# which would you choose?



## brad (Jul 10, 2005)

I`m looking to upgrade my lighting. I`d like somewhere around 2 wpg. I`ve found a few ggod prices, just don`t know which is best. For some reason I expect lots of votes for AH supply. The tank is 33 gallons 36 inches long 12 inches wide and 18 inches high if I remember correctly.

http://www.aquatraders.com/index.asp?PageAction=VIEWPROD&ProdID=150
this one is only 24 inches long so I`m not sure if I`ll get good coverage.
http://www.aquatraders.com/index.asp?PageAction=VIEWPROD&ProdID=8
this one would give me nearly 3 wpg which kinda scares me.
http://www.aquatraders.com/index.asp?PageAction=VIEWPROD&ProdID=144

and of course, AH supply:2 x 36 watt Bright Kit Item # 30362 $62.99 
Just like the 2 x 55 watt Bright Kit except that, instead of two 22" reflectors, this kit includes the option of one 34.5"L x 4"W MIRO 4 reflector with five facets or one 17.5"L x 7"W MIRO 4 reflector with eight facets. Two 36w bulbs will fit nicely end-to-end under the 34.5"L x 4"W reflector or side-by-side under the 17.5"L x 7"W reflector. Bulbs must be ordered separately. Note that the 17.5"L x 7"W reflector will fit over a standard 10 or 15XH gallon aquarium for great mini-reef lighting.


----------



## Bert H (Mar 2, 2004)

I don't have any experience with the 3 links you provide, but can vouch for ah's products. Their reflectors are great, and Kim is real easy to get info/ask questions to.


----------



## trenac (Jul 16, 2004)

From what I have heard, Aqua traders does not have a great quality (you get what you pay for).

I've only heard good things about AH supply. I know lots of people on this forum uses their products.

I myself like to use Coralife PC fixtures. They are reasonable priced and of great quality.


----------



## bbkid43 (Sep 10, 2004)

I would choose the 96w freshwater aqualight from coralife. IMO it is very well made and looks very good on a tank. thats what i have on my 30g


----------



## SnyperP (Dec 10, 2004)

AT has a horrible track record in the aquarium community. I'm not sure if they have shaped up at all, but in the past customer service was horrible. Stories of broken bulbs, missing shipments, delayed shipments, premature bulb failures, poor reflector designs. Someone who had their products for awhile said if you replace their bulbs, they're decent. Their prices are extremely cheap, but you get what you pay for. 

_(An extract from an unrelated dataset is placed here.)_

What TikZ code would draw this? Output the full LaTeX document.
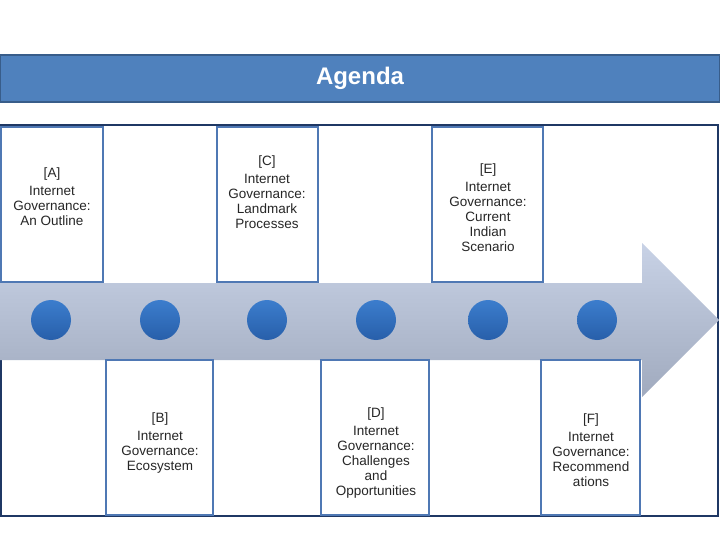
\documentclass[tikz,border=0pt]{standalone}
\usepackage{fontspec}
\setmainfont{Liberation Sans}
\begin{document}
\begin{tikzpicture}[x=1pt,y=-1pt,
  bx/.style={draw={rgb,255:red,79;green,120;blue,180}, line width=2pt, fill=white},
  lbl/.style={align=center, font=\fontsize{13.5}{15}\selectfont, text=black!85},
  dot/.style={circle, minimum size=40pt, inner sep=0pt, top color={rgb,255:red,60;green,125;blue,205}, bottom color={rgb,255:red,40;green,95;blue,170}}]
\useasboundingbox (0,0) rectangle (720,540);
\definecolor{tb}{RGB}{79,129,189}
\definecolor{tbd}{RGB}{56,93,138}
\definecolor{frm}{RGB}{31,56,100}
% title
\node[draw=tbd, line width=1.2pt, fill=tb, minimum width=720pt, minimum height=47pt, inner sep=0pt, text=white, font=\fontsize{24}{28}\selectfont\bfseries] (title) at (360,78.5) {Agenda};
% frame
\draw[frm, line width=2pt] (1,125) rectangle (718,516);
% arrow
\shade[top color={rgb,255:red,200;green,210;blue,230}, bottom color={rgb,255:red,160;green,170;blue,190}]
  (0,283) -- (642,283) -- (642,243) -- (719,320) -- (642,397) -- (642,360) -- (0,360) -- cycle;
% boxes
\draw[bx] (1,127) rectangle (103,282);
\draw[bx] (217,127) rectangle (318,282);
\draw[bx] (432,127) rectangle (543,282);
\draw[bx] (106,360) rectangle (213,515);
\draw[bx] (321,360) rectangle (429,515);
\draw[bx] (541,360) rectangle (640,515);
\node[lbl] (a) at (52,197) {[A]\\[3pt]Internet\\Governance:\\An Outline};
\node[lbl] (c) at (267,192) {[C]\\[3pt]Internet\\Governance:\\Landmark\\Processes};
\node[lbl] (e) at (488,208) {[E]\\[3pt]Internet\\Governance:\\Current\\Indian\\Scenario};
\node[lbl] (b) at (160,443) {[B]\\[3pt]Internet\\Governance:\\Ecosystem};
\node[lbl] (d) at (376,453) {[D]\\[3pt]Internet\\Governance:\\Challenges\\and\\Opportunities};
\node[lbl] (f) at (591,450) {[F]\\[3pt]Internet\\Governance:\\Recommend\\ations};
% dots
\foreach \n/\x in {d1/51,d2/160,d3/267,d4/376,d5/488,d6/597}
  \node[dot] (\n) at (\x,320) {};
\end{tikzpicture}
\end{document}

On the other hand, AHSupply has a great track record for customer service, but please remember that it is DYI. Great kits still! Reflectors are top notch. I'd recommend these to any aquarist for thier first real lighting setup.


----------



## Simpte 27 (Jul 16, 2004)

I've bought from AT twice recently. A 24 inch 65 watt fixture which arrive and looked good. Bulb broke after 5 min of operation (it was a 50/50 so it was being replaced anyway). Just got in a 48 inch 4x65 watt fixture and it works great. Ran it for 8 hrs one day to see if the bulbs would break. No problems. Shipping takes awhile (like 7 days).


----------



## brad (Jul 10, 2005)

glad to see this continue. I still haven`t deicided so any experiences and comments are helpful.


----------